I spent some time over the weekend visiting some open houses. While I’m not seriously thinking about moving, I like to see what’s going on in my neighborhood.

The thing I’ve learned recently is how sophisticated sellers in my neighborhood have become. For the most part, each home is a shining example of how to make lemonade with the lemons that exist in your own house. Mostly, the houses looked as if they’ve been staged into a showpiece that’s really appealing.

But one house I visited over the weekend had a classic case of what I call “Open House Don’ts.” These are things you don’t want to do if you’ve listed your house for sale:

DON’T leave dirty clothes all over the bedroom floor, your bed, in the bathtub or even in the laundry room. No one wants to see your dirty underwear, or even your son’s sweater draped over a chair. Dirty clothes belong in a hamper. And, don’t forget to make your bed.

DON’T leave dirty dishes in the sink, on the counter, or anywhere except in a dishwasher. And even then, you should run the dishwasher so that you have time to empty it before you get out of the way for the showing. No one wants to imagine what you made for dinner last night. Be sure to sweep the house for coffee cups, milk or sippy cups or other remnants of late-night snacking.

DON’T leave a filthy house, hoping the buyer’s will see past the dustballs near the couch – they won’t, and as they run their fingers over your dusty window frame, they’ll just wonder what other maintenance projects you’ve let slip.

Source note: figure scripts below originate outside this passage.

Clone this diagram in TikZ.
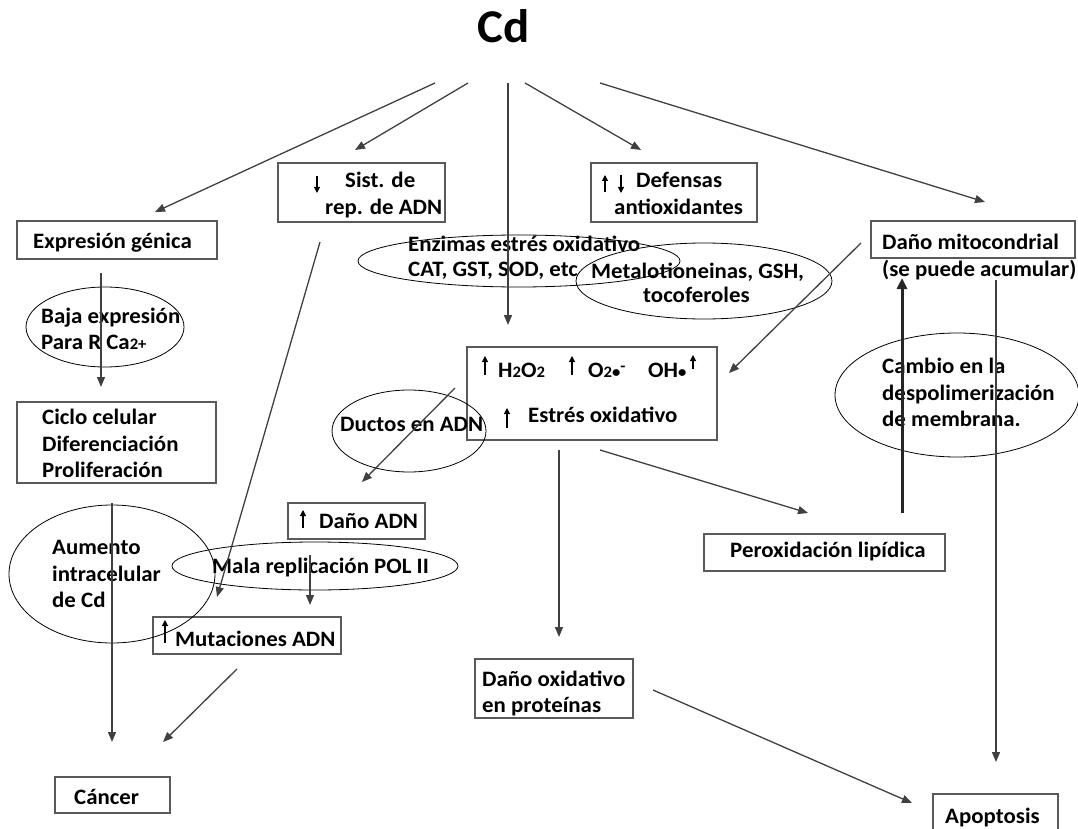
\documentclass[tikz,border=0pt]{standalone}
\usepackage{fontspec}
\setmainfont{Carlito}[FakeStretch=1.04]
\usetikzlibrary{arrows.meta,shapes.geometric}
\definecolor{lnc}{HTML}{404040}
\definecolor{bxc}{HTML}{5A5A5A}
\newcommand\sm[1]{{\fontsize{16}{16}\selectfont #1}}
\begin{document}
\begin{tikzpicture}[x=1pt,y=-1pt,
  txt/.style={font=\fontsize{22}{26}\selectfont\bfseries, inner sep=0, anchor=base west},
  boxst/.style={draw=bxc, line width=1.4pt, inner sep=0, rectangle},
  ell/.style={draw=black, line width=0.8pt, ellipse, inner sep=0},
  conn/.style={draw=lnc, line width=1.3pt, -{Triangle[length=10pt,width=8pt]}},
  bigconn/.style={draw=black!85, line width=3pt, -{Triangle[length=11pt,width=10pt]}},
  tinyarr/.style={draw=black, line width=1.1pt, -{Triangle[length=6pt,width=6pt]}},
]
\useasboundingbox (0,0) rectangle (1078,829);

% title
\node[font=\fontsize{47}{52}\selectfont\bfseries, inner sep=0, anchor=base] (cd) at (504,43) {Cd};

% boxes
\node[boxst, minimum width=200pt, minimum height=38pt] (expr) at (117,240) {};
\node[boxst, minimum width=167pt, minimum height=59pt] (sist) at (361.5,192.5) {};
\node[boxst, minimum width=166pt, minimum height=59pt] (def) at (674,192.5) {};
\node[boxst, minimum width=204pt, minimum height=37pt] (mito) at (973,239.5) {};
\node[boxst, minimum width=250pt, minimum height=93pt] (stress) at (592,393.5) {};
\node[boxst, minimum width=199pt, minimum height=81pt] (ciclo) at (116.5,442.5) {};
\node[boxst, minimum width=137pt, minimum height=36pt] (danoadn) at (356.5,521) {};
\node[boxst, minimum width=188pt, minimum height=37pt] (mut) at (247,635.5) {};
\node[boxst, minimum width=115pt, minimum height=36pt] (cancer) at (112.5,795) {};
\node[boxst, minimum width=158pt, minimum height=59pt] (prot) at (554,688.5) {};
\node[boxst, minimum width=241pt, minimum height=37pt] (perox) at (824.5,552.5) {};
\node[boxst, minimum width=125pt, minimum height=56pt] (apop) at (995.5,822) {};

% ellipses
\node[ell, minimum width=158pt, minimum height=80pt] (baja) at (105,327) {};
\node[ell, minimum width=322pt, minimum height=52pt] (enz) at (519,261) {};
\node[ell, minimum width=256pt, minimum height=76pt] (met) at (704,281) {};
\node[ell, minimum width=154pt, minimum height=82pt] (ductos) at (409,431) {};
\node[ell, minimum width=206pt, minimum height=138pt] (aumento) at (112,574) {};
\node[ell, minimum width=286pt, minimum height=48pt] (mala) at (315,566) {};
\node[ell, minimum width=244pt, minimum height=124pt] (cambio) at (957,395) {};

% texts
\node[txt] (t-expr) at (33,248) {Expresión génica};
\node[txt] (t-sist1) at (345,188) {Sist. de};
\node[txt] (t-sist2) at (325,214) {rep. de ADN};
\node[txt] (t-def1) at (636,188) {Defensas};
\node[txt] (t-def2) at (614,214) {antioxidantes};
\node[txt] (t-enz1) at (408,251) {Enzimas estrés oxidativo};
\node[txt] (t-enz2) at (408,276) {CAT, GST, SOD, etc};
\node[txt] (t-met1) at (591,278) {Metalotioneinas, GSH,};
\node[txt] (t-met2) at (643,302) {tocoferoles};
\node[txt] (t-mito1) at (882,249) {Daño mitocondrial};
\node[txt] (t-mito2) at (882,276) {(se puede acumular)};
\node[txt] (t-baja1) at (41,323) {Baja expresión};
\node[txt] (t-baja2) at (41,349) {Para R Ca\sm{2+}};
\node[txt] (t-h2o2) at (498,377) {H\sm{2}O\sm{2}};
\node[txt] (t-o2) at (588,377) {O\sm{2}\sm{•}\raisebox{6pt}{\sm{-}}};
\node[txt] (t-oh) at (648,377) {OH\sm{•}};
\node[txt] (t-estres) at (528,422) {Estrés oxidativo};
\node[txt] (t-ductos) at (340,431) {Ductos en ADN};
\node[txt] (t-ciclo1) at (42,424) {Ciclo celular};
\node[txt] (t-ciclo2) at (42,451) {Diferenciación};
\node[txt] (t-ciclo3) at (42,477) {Proliferación};
\node[txt] (t-aum1) at (52,554) {Aumento};
\node[txt] (t-aum2) at (52,581) {intracelular};
\node[txt] (t-aum3) at (52,607) {de Cd};
\node[txt] (t-danoadn) at (319,528) {Daño ADN};
\node[txt] (t-mala) at (212,573) {Mala replicación POL II};
\node[txt] (t-mut) at (175,646) {Mutaciones ADN};
\node[txt] (t-cancer) at (74,804) {Cáncer};
\node[txt] (t-prot1) at (482,686) {Daño oxidativo};
\node[txt] (t-prot2) at (482,712) {en proteínas};
\node[txt] (t-perox) at (730,557) {Peroxidación lipídica};
\node[txt] (t-camb1) at (882,373) {Cambio en la};
\node[txt] (t-camb2) at (882,400) {despolimerización};
\node[txt] (t-camb3) at (882,426) {de membrana.};
\node[txt] (t-apop) at (945,823) {Apoptosis};

% small in-text arrows
\draw[tinyarr] (317,176) -- (317,193);
\draw[tinyarr] (605,192) -- (605,175);
\draw[tinyarr] (621,175) -- (621,193);
\draw[tinyarr] (485,375) -- (485,356);
\draw[tinyarr] (572,375) -- (572,356);
\draw[tinyarr] (693,369) -- (693,355);
\draw[tinyarr] (507,428) -- (507,408);
\draw[tinyarr] (303,528) -- (303,510);
\draw[tinyarr] (165,643) -- (165,620);

% connector end points
\coordinate (cdA) at (435,83);  \coordinate (exprIn) at (155,212);
\coordinate (cdB) at (468,83);  \coordinate (sistIn) at (355,150);
\coordinate (cdC) at (508,83);  \coordinate (stressIn) at (508,325);
\coordinate (cdD) at (525,83);  \coordinate (defIn) at (641,150);
\coordinate (cdE) at (600,83);  \coordinate (mitoIn) at (985,202);
\coordinate (exprOut) at (101,273); \coordinate (cicloIn) at (101,387);
\coordinate (cicloOut) at (112,503); \coordinate (cancerInA) at (112,742);
\coordinate (sistOut) at (320,242); \coordinate (mutInA) at (217,597);
\coordinate (stressOutA) at (455,388); \coordinate (danoIn) at (362,482);
\coordinate (danoOut) at (310,555); \coordinate (mutInB) at (310,605);
\coordinate (mutOut) at (237,669); \coordinate (cancerInB) at (163,742);
\coordinate (mitoOutA) at (861,243); \coordinate (stressInB) at (729,373);
\coordinate (stressOutB) at (559,450); \coordinate (protIn) at (559,637);
\coordinate (stressOutC) at (600,450); \coordinate (peroxIn) at (808,513);
\coordinate (peroxOut) at (902,513); \coordinate (mitoInB) at (902,278);
\coordinate (mitoOutB) at (996,280); \coordinate (apopInA) at (996,762);
\coordinate (protOut) at (653,690); \coordinate (apopInB) at (912,803);

\draw[conn] (cdA) -- (exprIn);
\draw[conn] (cdB) -- (sistIn);
\draw[conn] (cdC) -- (stressIn);
\draw[conn] (cdD) -- (defIn);
\draw[conn] (cdE) -- (mitoIn);
\draw[conn] (exprOut) -- (cicloIn);
\draw[conn] (cicloOut) -- (cancerInA);
\draw[conn] (sistOut) -- (mutInA);
\draw[conn] (stressOutA) -- (danoIn);
\draw[conn] (danoOut) -- (mutInB);
\draw[conn] (mutOut) -- (cancerInB);
\draw[conn] (mitoOutA) -- (stressInB);
\draw[conn] (stressOutB) -- (protIn);
\draw[conn] (stressOutC) -- (peroxIn);
\draw[bigconn] (peroxOut) -- (mitoInB);
\draw[conn] (mitoOutB) -- (apopInA);
\draw[conn] (protOut) -- (apopInB);
\end{tikzpicture}
\end{document}
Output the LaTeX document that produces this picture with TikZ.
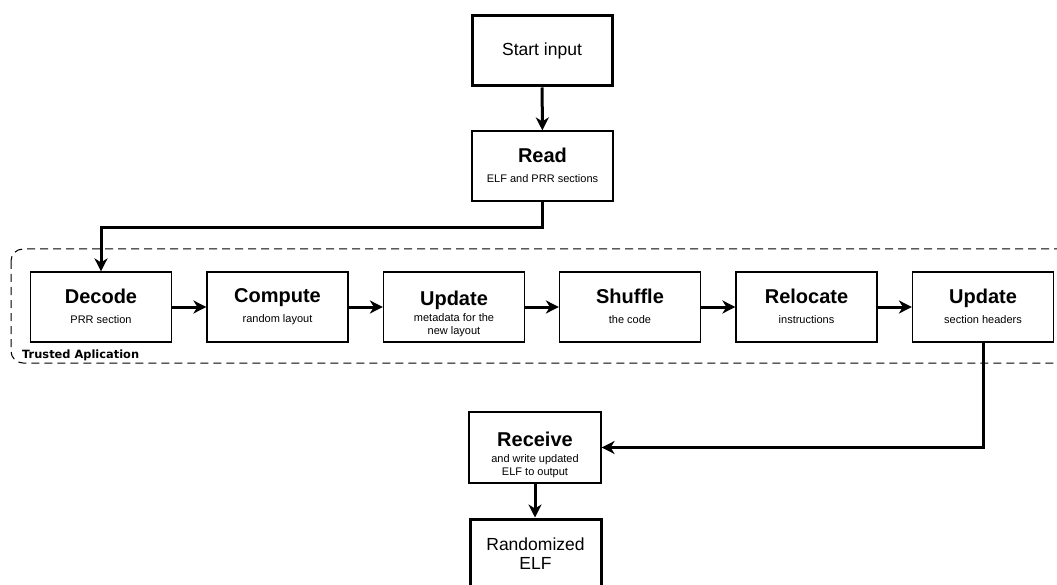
\documentclass[tikz,border=0pt]{standalone}
\usepackage{fontspec}
\setmainfont{Liberation Sans}
\newfontfamily\tagfont{DejaVu Sans}
\usetikzlibrary{arrows.meta}
% bold step name over a one-line description
\newcommand\steptext[2]{{\fontsize{20}{22}\selectfont\bfseries #1}\\[7pt]#2\vphantom{y}}
% bold step name over a two-line description, set a little lower in the box
\newcommand\steptextii[3]{{\fontsize{20}{22}\selectfont\bfseries\rule{0pt}{29pt}#1}\\[3pt]#2\\#3\vphantom{y}}
\begin{document}
\begin{tikzpicture}[x=1pt,y=-1pt,
  stepbox/.style={draw=black,line width=1.2pt,minimum width=141pt,minimum height=70pt,
    align=center,inner sep=0pt,font=\fontsize{11}{13}\selectfont},
  termbox/.style={draw=black,line width=3pt,minimum width=140pt,minimum height=70pt,
    align=center,inner sep=0pt,font=\fontsize{17.5}{19}\selectfont},
  flow/.style={line width=3pt,-{Stealth[length=13pt,width=13pt,inset=4pt]}},
  zone/.style={draw=black,dash pattern=on 8pt off 5pt,line width=1pt,rounded corners=12pt}]
\useasboundingbox (0,0) rectangle (1057,585);
\clip (0,0) rectangle (1057,585);

% trusted application region
\draw[zone] (11,249) rectangle (1080,363);
\node[anchor=base west,inner sep=0pt,font=\tagfont\bfseries\fontsize{11.4}{13}\selectfont]
  (tag) at (22,358.5) {Trusted Aplication};

% terminals
\node[termbox] (start) at (542,51) {Start input};
\node[termbox,minimum width=131pt] (rand) at (535.5,554) {Randomized\\ELF};

% steps
\node[stepbox] (read) at (542.5,166) {\steptext{Read}{ELF and PRR sections}};
\node[stepbox] (dec)  at (101,307)   {\steptext{Decode}{PRR section}};
\node[stepbox] (comp) at (277.5,307) {\steptext{Compute}{random layout}};
\node[stepbox] (upd1) at (454,307)   {\steptextii{Update}{metadata for the}{new layout}};
\node[stepbox] (shuf) at (630,307)   {\steptext{Shuffle}{the code}};
\node[stepbox] (rel)  at (806.5,307) {\steptext{Relocate}{instructions}};
\node[stepbox] (upd2) at (983,307)   {\steptext{Update}{section headers}};
\node[stepbox,minimum width=132pt,minimum height=71pt] (recv) at (535,447.5)
  {\steptextii{Receive}{and write updated}{ELF to output}};

% connectors
\coordinate (bendA) at (542,228);
\draw[flow] (start) -- (read);
\draw[flow] (read.south) -- (read.south |- bendA) -| (dec.north);
\draw[flow] (dec) -- (comp);
\draw[flow] (comp) -- (upd1);
\draw[flow] (upd1) -- (shuf);
\draw[flow] (shuf) -- (rel);
\draw[flow] (rel) -- (upd2);
\draw[flow] (upd2.south) |- (recv.east);
\draw[flow] (recv.south) -- (recv.south |- rand.north);
\end{tikzpicture}
\end{document}
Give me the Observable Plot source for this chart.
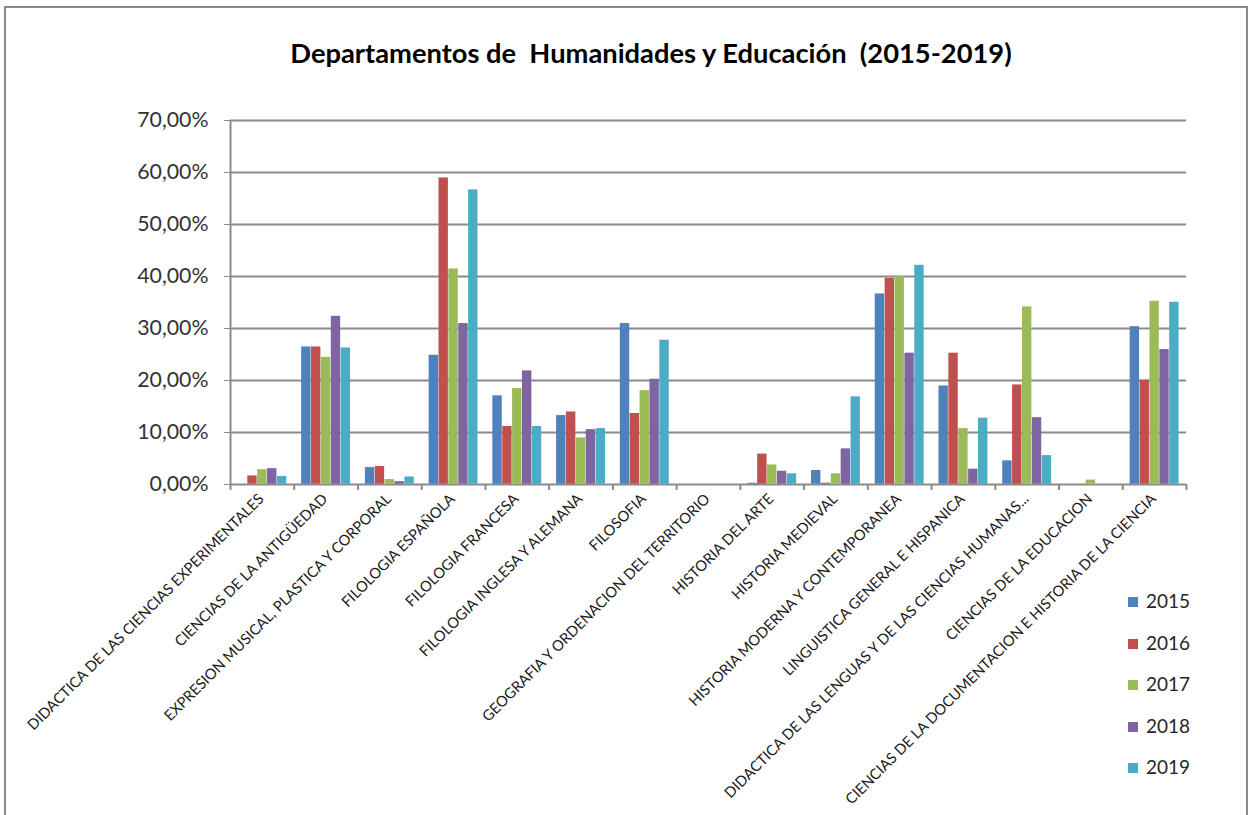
<!DOCTYPE html>
<html>
<head>
<meta charset="utf-8">
<script src="https://cdn.jsdelivr.net/npm/d3@7"></script>
<script src="https://cdn.jsdelivr.net/npm/@observablehq/plot@0.6"></script>
<style>
  html, body { margin: 0; padding: 0; background: #fff; }
  #wrap { position: relative; width: 1252px; height: 815px; overflow: hidden; font-family: Lato, "Liberation Sans", sans-serif; }
  #border { position: absolute; left: 4px; top: 6px; width: 1240px; height: 840px; border: 2px solid #8a8a8a; }
  #title { position: absolute; left: 0; width: 1302px; top: 36px; text-align: center; font-weight: bold; font-size: 27.3px; color: #000; white-space: pre; }
  .layer { position: absolute; left: 0; top: 0; }
  #chartA g[aria-label^="y-axis"] text { font-size: 21.3px; fill: #333; }
  #legend { position: absolute; left: 1128px; top: 589px; font-size: 19px; color: #262626; }
  #legend .row { height: 41.5px; display: flex; align-items: flex-start; }
  #legend .sw { width: 10px; height: 10px; margin-top: 8px; margin-right: 8px; }
</style>
</head>
<body>
<div id="wrap">
  <div id="border"></div>
  <div id="title">Departamentos de  Humanidades y Educación  (2015-2019)</div>
  <div id="chartA" class="layer"></div>
  <div id="chartB" class="layer"></div>
  <div id="legend"></div>
</div>
<script>
const categories = [
  "DIDACTICA DE LAS CIENCIAS EXPERIMENTALES",
  "CIENCIAS DE LA ANTIGÜEDAD",
  "EXPRESION MUSICAL, PLASTICA Y CORPORAL",
  "FILOLOGIA ESPAÑOLA",
  "FILOLOGIA FRANCESA",
  "FILOLOGIA INGLESA Y ALEMANA",
  "FILOSOFIA",
  "GEOGRAFIA Y ORDENACION DEL TERRITORIO",
  "HISTORIA DEL ARTE",
  "HISTORIA MEDIEVAL",
  "HISTORIA MODERNA Y CONTEMPORANEA",
  "LINGUISTICA GENERAL E HISPANICA",
  "DIDACTICA DE LAS LENGUAS Y DE LAS CIENCIAS HUMANAS...",
  "CIENCIAS DE LA EDUCACION",
  "CIENCIAS DE LA DOCUMENTACION E HISTORIA DE LA CIENCIA"
];
const years = ["2015", "2016", "2017", "2018", "2019"];
const colors = ["#4F81BD", "#C0504D", "#9BBB59", "#8064A2", "#4BACC6"];

// percentages per year, in category order
const v2015 = [0, 26.5, 3.3, 24.9, 17.1, 13.3, 31.0, 0, 0.3, 2.75, 36.7, 19.0, 4.6, 0, 30.4];
const v2016 = [1.7, 26.5, 3.5, 59.0, 11.2, 14.0, 13.7, 0, 5.9, 0.3, 39.7, 25.3, 19.2, 0, 20.1];
const v2017 = [2.9, 24.5, 1.0, 41.5, 18.5, 9.0, 18.1, 0, 3.8, 2.1, 40.1, 10.8, 34.2, 0.9, 35.3];
const v2018 = [3.1, 32.4, 0.6, 31.0, 21.9, 10.6, 20.3, 0, 2.6, 6.9, 25.3, 3.0, 12.9, 0, 26.0];
const v2019 = [1.6, 26.3, 1.5, 56.7, 11.2, 10.8, 27.8, 0, 2.1, 16.9, 42.2, 12.8, 5.6, 0, 35.1];

const yTicks = [0, 10, 20, 30, 40, 50, 60, 70];

const series = [v2015, v2016, v2017, v2018, v2019];
const table = [];
categories.forEach((c, i) => years.forEach((y, k) => table.push({cat: c, year: y, value: series[k][i]})));

const W = 1252, H = 815;
const mL = 230, mR = 66, mT = 120, mB = 331;
const step = (W - mL - mR) / categories.length;
const fmt = d => d.toFixed(2).replace(".", ",") + "%";
const gridColor = "#8a8a8a";

const chartA = Plot.plot({
  width: W, height: H,
  marginLeft: mL, marginRight: mR, marginTop: mT, marginBottom: mB,
  style: {background: "transparent", color: gridColor, fontFamily: "Lato, sans-serif", overflow: "visible"},
  x: {type: "band", domain: categories, padding: 0, round: false, axis: null},
  y: {domain: [0, 70], ticks: yTicks, tickFormat: fmt, tickSize: 6, tickPadding: 16, label: null},
  marks: [
    Plot.ruleY(yTicks, {stroke: gridColor, strokeWidth: 2}),
    Plot.ruleX([categories[0]], {x: d => d, y1: 0, y2: 70, dx: -step / 2, stroke: gridColor, strokeWidth: 2}),
    Plot.ruleX(categories, {x: d => d, y1: 0, y2: 0, dx: -step / 2, insetBottom: -6, stroke: gridColor, strokeWidth: 2}),
    Plot.ruleX([categories[categories.length - 1]], {x: d => d, y1: 0, y2: 0, dx: step / 2, insetBottom: -6, stroke: gridColor, strokeWidth: 2}),
    Plot.text(categories, {x: d => d, y: 0, text: d => d, rotate: -45, textAnchor: "end", dx: -1, dy: 12, fontSize: 14.7, fill: "#1a1a1a"})
  ]
});
document.getElementById("chartA").appendChild(chartA);

const chartB = Plot.plot({
  width: W, height: H,
  marginLeft: mL, marginRight: mR, marginTop: mT, marginBottom: mB,
  style: {background: "transparent", overflow: "visible"},
  facet: {data: table, x: "cat"},
  fx: {domain: categories, paddingInner: 0.225, paddingOuter: 0.1125, round: false, axis: null, label: null},
  x: {domain: years, padding: 0, round: false, axis: null},
  y: {domain: [0, 70], axis: null},
  color: {domain: years, range: colors},
  marks: [
    Plot.barY(table, {x: "year", y: "value", fill: "year", inset: 0.25})
  ]
});
document.getElementById("chartB").appendChild(chartB);

const legend = document.getElementById("legend");
years.forEach((y, k) => {
  const row = document.createElement("div");
  row.className = "row";
  const sw = document.createElement("div");
  sw.className = "sw";
  sw.style.background = colors[k];
  const t = document.createElement("span");
  t.textContent = y;
  row.appendChild(sw); row.appendChild(t);
  legend.appendChild(row);
});
</script>
</body>
</html>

DON’T allow odors from pets, babies or other unappetizing smells (think bathrooms, garbage and smelly cheese in the refrigerator) to permeate your home. If you think your home might smell bad, ask a neighbor to give it a “whiff test.” If your house does smell bad, don’t try to mask it with a spray. Buy a roll of refrigerated cookie dough and slice and bake some on a piece of tinfoil just before the showing. It’ll make your house smell good enough to eat.

DON’T assume Mother Nature is your friend. Prepare for whatever weather is seasonally appropriate. If it’s winter, then be sure your walk is shoveled and salted. If it’s wet, be sure to leave out a tray for wet boots. And while we’re on the subject:

DON’T assume that prospective buyers will treat your house as if it were already theirs. If you don’t want muddy shoes or boots on your white carpets, create a nice laminated sign that nicely asks everyone to remove their shoes. Then, provide a basket of booties or socks for buyers and agents to slip on as they walk through your home.

DON’T leave vacant rooms filled with junk, toys or spillover messes from other rooms. If you’re lucky enough to have too much space in your house, make sure your empty rooms are pristine.

DON’T leave personal information like mail or bills out in the open where anyone can see it. Be sure to lock down your computer and lock up your laptop and any other expensive, easy-to-pocket electronics, like iPods, before your showing.

DON’T leave money, jewelry or other valuables out in the open or even in typical hiding places, like the top dresser drawer. Invest in a safe or put your valuables in a brown paper bag and hide them somewhere unusual, like in a box at the top of the closet, or in the basement.

DON’T use boxes and extra furniture to hide problems in your basement or attic. Don’t use paint to cover up perennial problems. In other words, fix the leak, don’t just paint over it.

DON’T leave your house in the dark. People want to buy light, bright homes. As you walk through the house for the final check before you clear out for the showing, be sure to turn on all the lights, including closet lights. While you may pay a few bucks more on your electric bill, a dark house simply won’t sell.